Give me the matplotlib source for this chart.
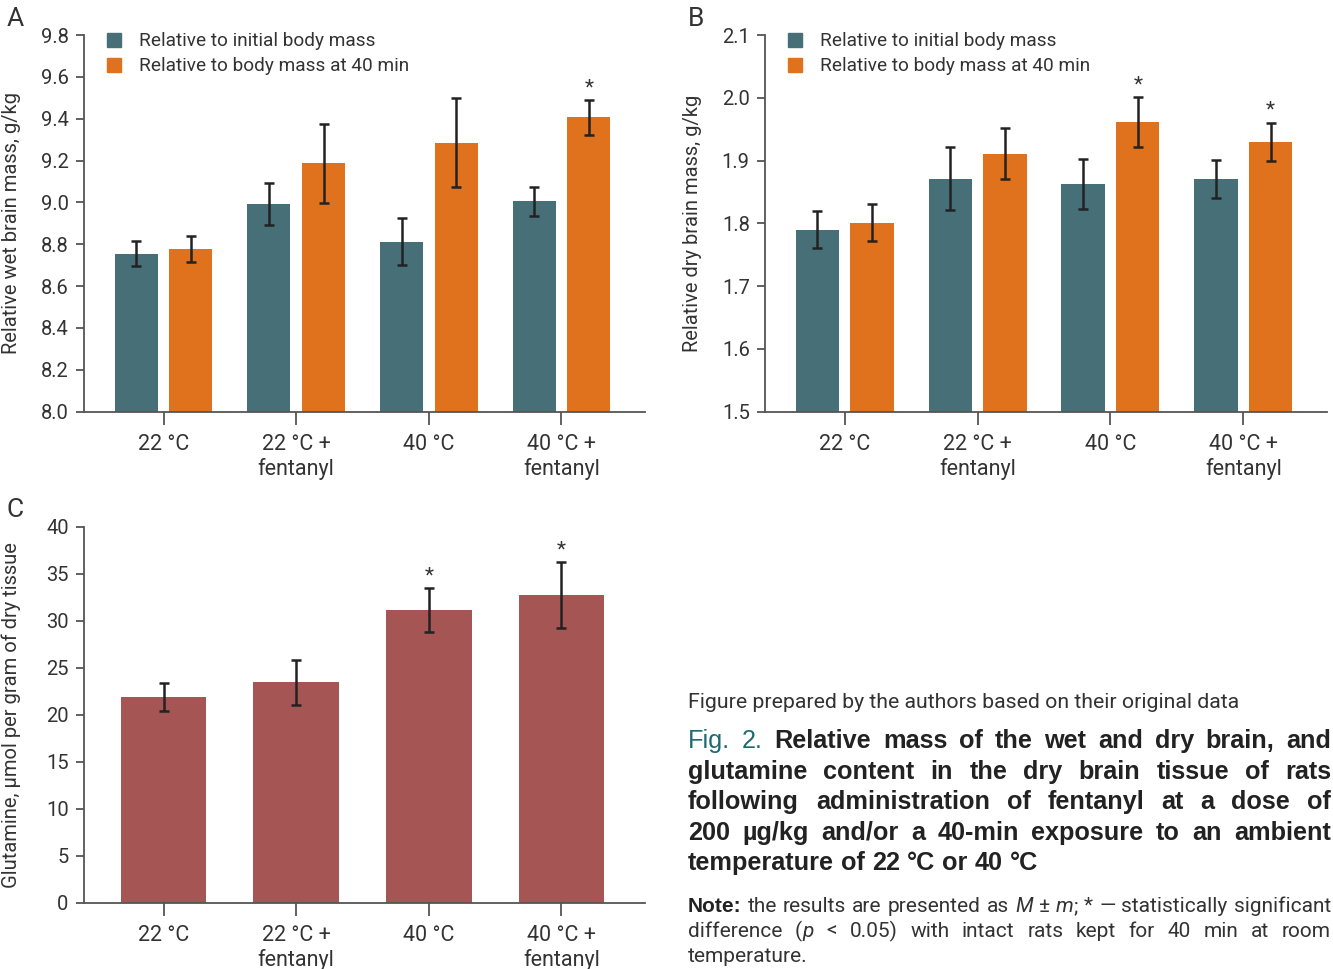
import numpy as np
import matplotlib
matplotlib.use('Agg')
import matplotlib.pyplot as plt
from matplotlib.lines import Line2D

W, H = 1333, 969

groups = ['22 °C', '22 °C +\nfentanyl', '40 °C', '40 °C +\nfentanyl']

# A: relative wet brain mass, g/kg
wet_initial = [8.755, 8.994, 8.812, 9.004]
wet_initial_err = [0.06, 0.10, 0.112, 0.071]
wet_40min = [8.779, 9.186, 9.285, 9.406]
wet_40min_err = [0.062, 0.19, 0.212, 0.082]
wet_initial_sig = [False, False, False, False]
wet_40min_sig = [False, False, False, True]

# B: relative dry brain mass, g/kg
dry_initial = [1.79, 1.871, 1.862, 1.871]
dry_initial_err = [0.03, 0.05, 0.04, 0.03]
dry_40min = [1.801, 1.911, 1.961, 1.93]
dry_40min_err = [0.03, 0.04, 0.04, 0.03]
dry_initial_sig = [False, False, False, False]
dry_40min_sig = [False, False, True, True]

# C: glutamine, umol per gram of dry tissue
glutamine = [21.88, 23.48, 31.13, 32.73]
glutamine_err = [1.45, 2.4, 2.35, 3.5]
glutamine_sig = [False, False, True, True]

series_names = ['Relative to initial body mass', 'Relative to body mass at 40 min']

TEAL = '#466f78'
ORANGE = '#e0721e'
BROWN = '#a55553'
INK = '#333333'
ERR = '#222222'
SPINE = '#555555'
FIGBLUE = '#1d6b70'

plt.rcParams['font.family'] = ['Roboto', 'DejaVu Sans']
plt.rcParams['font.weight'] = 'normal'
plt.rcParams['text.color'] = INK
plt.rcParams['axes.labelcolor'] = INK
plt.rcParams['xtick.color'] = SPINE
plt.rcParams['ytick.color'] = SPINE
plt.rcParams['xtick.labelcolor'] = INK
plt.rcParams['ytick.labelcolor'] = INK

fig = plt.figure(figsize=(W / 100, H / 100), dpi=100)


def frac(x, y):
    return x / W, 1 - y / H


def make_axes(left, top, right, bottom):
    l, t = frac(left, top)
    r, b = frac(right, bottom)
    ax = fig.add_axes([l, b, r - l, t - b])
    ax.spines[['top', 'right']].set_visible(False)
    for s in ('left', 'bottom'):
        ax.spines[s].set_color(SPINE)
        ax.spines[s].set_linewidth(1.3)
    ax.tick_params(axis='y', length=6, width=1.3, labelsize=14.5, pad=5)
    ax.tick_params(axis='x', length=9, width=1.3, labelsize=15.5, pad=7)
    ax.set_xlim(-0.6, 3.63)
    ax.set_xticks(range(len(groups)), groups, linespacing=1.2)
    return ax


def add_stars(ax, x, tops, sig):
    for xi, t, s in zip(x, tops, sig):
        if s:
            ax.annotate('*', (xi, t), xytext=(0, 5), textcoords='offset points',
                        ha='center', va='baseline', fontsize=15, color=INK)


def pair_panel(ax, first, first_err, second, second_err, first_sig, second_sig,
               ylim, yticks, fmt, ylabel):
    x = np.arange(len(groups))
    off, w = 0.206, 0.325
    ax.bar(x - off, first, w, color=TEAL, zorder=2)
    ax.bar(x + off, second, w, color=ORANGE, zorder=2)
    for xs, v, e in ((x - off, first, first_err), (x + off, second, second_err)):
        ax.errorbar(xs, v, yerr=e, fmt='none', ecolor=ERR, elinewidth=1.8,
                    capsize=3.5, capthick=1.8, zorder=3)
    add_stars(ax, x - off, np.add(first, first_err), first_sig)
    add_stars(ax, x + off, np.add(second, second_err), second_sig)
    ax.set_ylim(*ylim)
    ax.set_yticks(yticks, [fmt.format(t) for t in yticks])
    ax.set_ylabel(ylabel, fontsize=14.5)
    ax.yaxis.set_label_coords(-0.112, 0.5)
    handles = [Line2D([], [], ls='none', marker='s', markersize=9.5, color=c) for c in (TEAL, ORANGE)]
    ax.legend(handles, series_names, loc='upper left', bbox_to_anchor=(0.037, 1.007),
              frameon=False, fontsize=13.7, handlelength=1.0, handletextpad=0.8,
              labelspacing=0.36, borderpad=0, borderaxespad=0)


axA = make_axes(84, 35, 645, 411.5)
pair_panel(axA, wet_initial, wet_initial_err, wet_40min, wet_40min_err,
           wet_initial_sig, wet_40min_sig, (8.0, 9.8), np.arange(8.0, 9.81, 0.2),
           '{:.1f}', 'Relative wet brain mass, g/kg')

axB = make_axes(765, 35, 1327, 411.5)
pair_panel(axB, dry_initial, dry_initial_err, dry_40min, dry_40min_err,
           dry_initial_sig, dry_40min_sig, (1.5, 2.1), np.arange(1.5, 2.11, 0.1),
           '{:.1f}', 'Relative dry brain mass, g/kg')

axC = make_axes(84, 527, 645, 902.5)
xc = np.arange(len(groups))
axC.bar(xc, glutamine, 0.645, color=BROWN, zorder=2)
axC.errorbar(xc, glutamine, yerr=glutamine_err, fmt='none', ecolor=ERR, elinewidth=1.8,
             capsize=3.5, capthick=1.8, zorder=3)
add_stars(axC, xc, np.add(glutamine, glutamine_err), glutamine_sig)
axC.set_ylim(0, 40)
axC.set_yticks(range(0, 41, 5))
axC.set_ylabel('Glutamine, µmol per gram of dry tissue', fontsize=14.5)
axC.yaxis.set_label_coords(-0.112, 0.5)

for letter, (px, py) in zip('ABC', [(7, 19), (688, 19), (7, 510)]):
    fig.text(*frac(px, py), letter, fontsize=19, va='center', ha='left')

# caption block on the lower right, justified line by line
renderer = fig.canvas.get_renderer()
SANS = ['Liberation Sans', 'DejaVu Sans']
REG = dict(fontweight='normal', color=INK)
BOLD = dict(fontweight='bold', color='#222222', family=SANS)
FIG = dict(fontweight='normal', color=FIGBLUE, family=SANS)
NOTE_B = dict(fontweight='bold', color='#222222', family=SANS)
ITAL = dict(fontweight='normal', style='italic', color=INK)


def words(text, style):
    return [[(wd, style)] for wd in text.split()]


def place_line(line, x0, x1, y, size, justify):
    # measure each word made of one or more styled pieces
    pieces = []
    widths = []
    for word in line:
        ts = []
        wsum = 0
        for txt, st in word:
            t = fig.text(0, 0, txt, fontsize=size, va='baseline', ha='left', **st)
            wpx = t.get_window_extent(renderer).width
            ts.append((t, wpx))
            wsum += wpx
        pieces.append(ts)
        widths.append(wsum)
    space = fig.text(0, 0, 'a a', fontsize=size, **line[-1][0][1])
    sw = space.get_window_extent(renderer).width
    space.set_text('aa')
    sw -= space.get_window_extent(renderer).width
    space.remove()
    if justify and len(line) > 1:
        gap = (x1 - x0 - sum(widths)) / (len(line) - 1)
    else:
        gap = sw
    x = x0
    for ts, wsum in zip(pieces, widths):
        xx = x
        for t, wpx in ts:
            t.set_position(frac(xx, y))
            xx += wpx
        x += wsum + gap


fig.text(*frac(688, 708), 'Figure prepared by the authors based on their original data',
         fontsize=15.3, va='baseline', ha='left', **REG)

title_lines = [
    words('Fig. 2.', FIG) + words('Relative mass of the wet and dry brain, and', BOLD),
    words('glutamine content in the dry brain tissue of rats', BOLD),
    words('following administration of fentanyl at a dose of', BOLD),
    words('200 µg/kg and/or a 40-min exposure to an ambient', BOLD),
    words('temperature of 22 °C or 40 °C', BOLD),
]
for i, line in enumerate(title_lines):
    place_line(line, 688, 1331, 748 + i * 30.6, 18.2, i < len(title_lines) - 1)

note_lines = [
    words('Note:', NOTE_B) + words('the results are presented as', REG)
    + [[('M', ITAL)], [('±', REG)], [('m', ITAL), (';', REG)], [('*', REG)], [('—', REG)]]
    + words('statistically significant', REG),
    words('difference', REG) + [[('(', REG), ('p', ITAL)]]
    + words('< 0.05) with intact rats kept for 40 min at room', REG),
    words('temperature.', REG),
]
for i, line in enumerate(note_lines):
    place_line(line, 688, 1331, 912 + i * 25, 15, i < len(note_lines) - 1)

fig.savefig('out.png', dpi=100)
* * *
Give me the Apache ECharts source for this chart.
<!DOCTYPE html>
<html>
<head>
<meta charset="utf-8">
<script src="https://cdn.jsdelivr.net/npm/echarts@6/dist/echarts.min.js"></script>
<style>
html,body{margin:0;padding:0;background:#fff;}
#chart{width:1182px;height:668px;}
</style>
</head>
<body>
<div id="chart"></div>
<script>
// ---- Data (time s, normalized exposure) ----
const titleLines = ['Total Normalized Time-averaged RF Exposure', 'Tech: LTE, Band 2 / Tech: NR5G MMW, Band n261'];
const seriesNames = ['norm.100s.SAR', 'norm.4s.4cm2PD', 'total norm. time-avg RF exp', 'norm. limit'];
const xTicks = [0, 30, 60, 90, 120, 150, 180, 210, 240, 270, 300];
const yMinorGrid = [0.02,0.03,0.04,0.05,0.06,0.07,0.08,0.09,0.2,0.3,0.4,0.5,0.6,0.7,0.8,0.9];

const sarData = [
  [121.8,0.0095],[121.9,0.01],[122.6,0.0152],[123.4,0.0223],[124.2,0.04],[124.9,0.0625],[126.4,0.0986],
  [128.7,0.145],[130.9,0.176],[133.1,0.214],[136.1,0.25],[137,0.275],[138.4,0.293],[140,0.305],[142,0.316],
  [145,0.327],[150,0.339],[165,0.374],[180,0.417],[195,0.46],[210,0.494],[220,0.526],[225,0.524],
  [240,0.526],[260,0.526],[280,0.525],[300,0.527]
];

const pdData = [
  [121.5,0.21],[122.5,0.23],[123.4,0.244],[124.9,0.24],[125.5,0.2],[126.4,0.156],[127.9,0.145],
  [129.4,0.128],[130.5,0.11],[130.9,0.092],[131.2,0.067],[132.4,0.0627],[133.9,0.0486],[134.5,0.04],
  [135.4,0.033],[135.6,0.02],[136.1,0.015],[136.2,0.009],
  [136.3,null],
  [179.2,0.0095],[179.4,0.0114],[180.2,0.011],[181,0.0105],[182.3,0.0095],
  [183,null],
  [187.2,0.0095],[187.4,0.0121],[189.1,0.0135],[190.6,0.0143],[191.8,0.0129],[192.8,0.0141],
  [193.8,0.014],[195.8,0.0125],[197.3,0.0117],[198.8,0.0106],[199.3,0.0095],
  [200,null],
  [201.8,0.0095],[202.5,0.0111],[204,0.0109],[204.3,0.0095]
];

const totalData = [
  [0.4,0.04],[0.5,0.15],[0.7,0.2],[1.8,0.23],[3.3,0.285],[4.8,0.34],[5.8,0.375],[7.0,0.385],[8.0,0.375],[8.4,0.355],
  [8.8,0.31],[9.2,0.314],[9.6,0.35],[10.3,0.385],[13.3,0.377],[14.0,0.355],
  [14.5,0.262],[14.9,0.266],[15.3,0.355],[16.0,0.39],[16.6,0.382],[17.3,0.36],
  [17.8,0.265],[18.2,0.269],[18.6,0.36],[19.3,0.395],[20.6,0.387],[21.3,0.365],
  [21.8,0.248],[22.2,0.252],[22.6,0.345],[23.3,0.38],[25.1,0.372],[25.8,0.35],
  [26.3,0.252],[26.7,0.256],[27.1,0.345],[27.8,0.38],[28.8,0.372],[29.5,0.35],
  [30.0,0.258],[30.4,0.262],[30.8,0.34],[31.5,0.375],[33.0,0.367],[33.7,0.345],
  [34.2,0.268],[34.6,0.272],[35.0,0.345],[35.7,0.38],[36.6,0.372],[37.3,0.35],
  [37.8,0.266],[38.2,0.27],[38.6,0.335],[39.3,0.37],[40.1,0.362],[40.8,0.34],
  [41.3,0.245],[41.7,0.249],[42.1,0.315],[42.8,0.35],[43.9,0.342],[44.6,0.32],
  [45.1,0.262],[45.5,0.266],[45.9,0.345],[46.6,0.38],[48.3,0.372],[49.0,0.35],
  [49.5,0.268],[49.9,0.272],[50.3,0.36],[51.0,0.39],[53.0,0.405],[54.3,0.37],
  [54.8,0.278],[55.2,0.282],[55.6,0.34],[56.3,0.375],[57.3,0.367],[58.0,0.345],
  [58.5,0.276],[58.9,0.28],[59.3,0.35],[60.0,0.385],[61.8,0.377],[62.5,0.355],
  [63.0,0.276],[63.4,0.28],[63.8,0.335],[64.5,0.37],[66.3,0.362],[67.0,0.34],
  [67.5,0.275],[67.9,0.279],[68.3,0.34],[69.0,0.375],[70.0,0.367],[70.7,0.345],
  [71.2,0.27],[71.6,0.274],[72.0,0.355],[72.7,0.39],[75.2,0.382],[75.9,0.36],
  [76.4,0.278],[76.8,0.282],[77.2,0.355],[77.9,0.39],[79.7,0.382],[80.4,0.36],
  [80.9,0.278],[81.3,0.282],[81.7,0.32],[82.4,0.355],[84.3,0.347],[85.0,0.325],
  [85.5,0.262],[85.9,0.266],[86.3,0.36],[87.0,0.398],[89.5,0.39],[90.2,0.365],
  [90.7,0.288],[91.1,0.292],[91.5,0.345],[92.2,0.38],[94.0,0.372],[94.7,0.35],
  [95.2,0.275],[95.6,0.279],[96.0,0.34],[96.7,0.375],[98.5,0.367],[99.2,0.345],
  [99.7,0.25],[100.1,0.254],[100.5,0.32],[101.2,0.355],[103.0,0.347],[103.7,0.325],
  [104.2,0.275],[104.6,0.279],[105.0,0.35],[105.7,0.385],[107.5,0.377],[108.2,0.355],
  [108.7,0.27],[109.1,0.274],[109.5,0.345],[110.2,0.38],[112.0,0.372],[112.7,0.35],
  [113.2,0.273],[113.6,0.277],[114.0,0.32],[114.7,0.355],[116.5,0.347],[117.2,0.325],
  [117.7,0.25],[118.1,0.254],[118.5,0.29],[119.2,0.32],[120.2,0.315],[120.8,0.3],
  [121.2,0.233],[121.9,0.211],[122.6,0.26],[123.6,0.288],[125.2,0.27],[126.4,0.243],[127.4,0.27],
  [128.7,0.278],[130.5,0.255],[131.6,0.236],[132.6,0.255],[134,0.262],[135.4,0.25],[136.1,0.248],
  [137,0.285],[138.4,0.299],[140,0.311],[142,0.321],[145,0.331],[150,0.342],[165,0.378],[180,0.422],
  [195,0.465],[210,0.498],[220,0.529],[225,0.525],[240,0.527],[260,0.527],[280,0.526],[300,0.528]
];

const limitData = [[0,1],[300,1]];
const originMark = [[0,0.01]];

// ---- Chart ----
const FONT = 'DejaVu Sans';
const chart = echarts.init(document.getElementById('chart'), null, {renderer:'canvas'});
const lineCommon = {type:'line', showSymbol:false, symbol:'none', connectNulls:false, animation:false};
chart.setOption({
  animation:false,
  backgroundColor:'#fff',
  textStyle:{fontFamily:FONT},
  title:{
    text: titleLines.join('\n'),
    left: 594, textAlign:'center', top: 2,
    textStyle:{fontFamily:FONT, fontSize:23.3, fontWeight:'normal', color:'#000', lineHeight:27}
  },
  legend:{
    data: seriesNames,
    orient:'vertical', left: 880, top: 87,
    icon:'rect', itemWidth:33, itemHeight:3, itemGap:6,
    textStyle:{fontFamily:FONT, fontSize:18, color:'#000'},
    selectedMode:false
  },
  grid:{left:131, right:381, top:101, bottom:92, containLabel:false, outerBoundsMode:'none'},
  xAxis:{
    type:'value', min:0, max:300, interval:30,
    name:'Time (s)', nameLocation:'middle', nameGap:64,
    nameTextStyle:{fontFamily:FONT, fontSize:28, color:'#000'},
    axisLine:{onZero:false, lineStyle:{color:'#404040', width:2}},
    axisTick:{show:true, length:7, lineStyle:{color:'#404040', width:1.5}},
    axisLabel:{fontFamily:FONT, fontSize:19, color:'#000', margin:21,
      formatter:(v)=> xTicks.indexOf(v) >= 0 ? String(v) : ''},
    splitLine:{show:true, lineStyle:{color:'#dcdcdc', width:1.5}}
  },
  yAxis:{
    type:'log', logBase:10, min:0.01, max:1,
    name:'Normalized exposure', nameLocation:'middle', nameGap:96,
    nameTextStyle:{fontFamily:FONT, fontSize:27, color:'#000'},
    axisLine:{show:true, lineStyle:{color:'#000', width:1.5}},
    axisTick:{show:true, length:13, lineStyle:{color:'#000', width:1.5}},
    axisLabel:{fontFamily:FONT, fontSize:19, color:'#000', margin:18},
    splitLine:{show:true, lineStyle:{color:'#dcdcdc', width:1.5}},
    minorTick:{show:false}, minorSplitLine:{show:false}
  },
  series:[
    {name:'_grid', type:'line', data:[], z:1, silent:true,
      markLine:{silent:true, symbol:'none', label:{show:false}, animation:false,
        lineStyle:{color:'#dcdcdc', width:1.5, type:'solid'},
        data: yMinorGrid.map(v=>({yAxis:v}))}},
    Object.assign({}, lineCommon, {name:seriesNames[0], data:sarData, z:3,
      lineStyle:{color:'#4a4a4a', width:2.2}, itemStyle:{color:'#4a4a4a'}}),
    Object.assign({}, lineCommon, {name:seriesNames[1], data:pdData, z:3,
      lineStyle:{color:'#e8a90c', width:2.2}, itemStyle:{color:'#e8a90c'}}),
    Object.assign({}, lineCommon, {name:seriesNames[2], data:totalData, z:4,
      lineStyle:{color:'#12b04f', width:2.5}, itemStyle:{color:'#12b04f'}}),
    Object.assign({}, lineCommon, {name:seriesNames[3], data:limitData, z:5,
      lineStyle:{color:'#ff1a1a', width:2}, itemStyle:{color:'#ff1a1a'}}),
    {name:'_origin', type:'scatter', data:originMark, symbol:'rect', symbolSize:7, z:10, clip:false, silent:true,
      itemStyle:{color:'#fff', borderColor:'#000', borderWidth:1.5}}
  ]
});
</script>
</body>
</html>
* * *
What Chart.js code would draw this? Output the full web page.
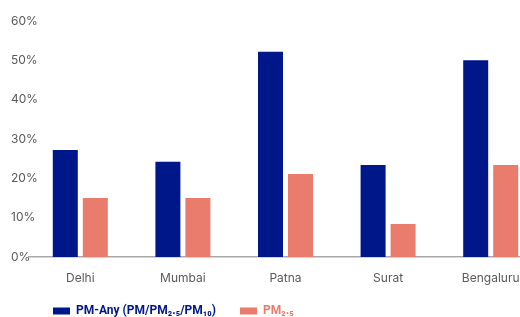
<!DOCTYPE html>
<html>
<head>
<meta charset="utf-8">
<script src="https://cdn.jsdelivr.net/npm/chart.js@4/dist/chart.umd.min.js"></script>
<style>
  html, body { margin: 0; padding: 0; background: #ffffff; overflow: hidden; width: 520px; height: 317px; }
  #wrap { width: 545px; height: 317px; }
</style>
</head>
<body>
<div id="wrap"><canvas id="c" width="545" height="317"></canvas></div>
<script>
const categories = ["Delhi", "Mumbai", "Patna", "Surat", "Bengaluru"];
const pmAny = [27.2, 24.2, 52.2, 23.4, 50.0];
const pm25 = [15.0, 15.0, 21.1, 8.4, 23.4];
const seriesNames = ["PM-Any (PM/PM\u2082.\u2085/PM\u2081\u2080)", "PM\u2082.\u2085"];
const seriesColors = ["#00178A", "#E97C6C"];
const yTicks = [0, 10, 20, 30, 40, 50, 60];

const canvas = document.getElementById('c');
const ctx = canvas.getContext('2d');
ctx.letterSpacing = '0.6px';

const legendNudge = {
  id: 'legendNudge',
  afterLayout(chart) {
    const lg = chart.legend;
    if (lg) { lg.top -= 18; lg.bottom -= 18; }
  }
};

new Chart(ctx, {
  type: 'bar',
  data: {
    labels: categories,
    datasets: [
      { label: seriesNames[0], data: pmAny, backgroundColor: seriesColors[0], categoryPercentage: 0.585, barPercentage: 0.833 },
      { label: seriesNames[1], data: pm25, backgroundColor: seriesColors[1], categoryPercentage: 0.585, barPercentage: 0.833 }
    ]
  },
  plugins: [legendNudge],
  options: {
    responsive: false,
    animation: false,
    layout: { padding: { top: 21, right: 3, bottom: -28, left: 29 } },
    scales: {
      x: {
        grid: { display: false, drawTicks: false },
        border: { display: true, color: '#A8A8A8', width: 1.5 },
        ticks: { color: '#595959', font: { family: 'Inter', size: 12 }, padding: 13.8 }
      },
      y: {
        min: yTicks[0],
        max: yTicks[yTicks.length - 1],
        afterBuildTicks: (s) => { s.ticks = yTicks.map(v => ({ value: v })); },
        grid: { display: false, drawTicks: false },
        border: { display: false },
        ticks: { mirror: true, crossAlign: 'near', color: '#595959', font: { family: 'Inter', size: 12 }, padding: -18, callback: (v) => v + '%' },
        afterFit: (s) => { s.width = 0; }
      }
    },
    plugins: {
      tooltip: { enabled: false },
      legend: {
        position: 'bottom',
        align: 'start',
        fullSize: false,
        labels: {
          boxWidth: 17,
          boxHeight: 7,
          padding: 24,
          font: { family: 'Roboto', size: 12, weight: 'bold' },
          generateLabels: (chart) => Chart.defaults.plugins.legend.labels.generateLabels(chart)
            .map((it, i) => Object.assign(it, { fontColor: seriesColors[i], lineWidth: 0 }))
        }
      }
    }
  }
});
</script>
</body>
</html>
* * *
» WHAT THE TASK REQUIRES
Going back to the data above, write out everything from the line with "Give me the matplotlib source for this chart." down to the line with "groups = ['22", both included, leaving every picture out.

» SOLUTION TO THE PROBLEM
Give me the matplotlib source for this chart.
import numpy as np
import matplotlib
matplotlib.use('Agg')
import matplotlib.pyplot as plt
from matplotlib.lines import Line2D

W, H = 1333, 969

groups = ['22 °C', '22 °C +\nfentanyl', '40 °C', '40 °C +\nfentanyl']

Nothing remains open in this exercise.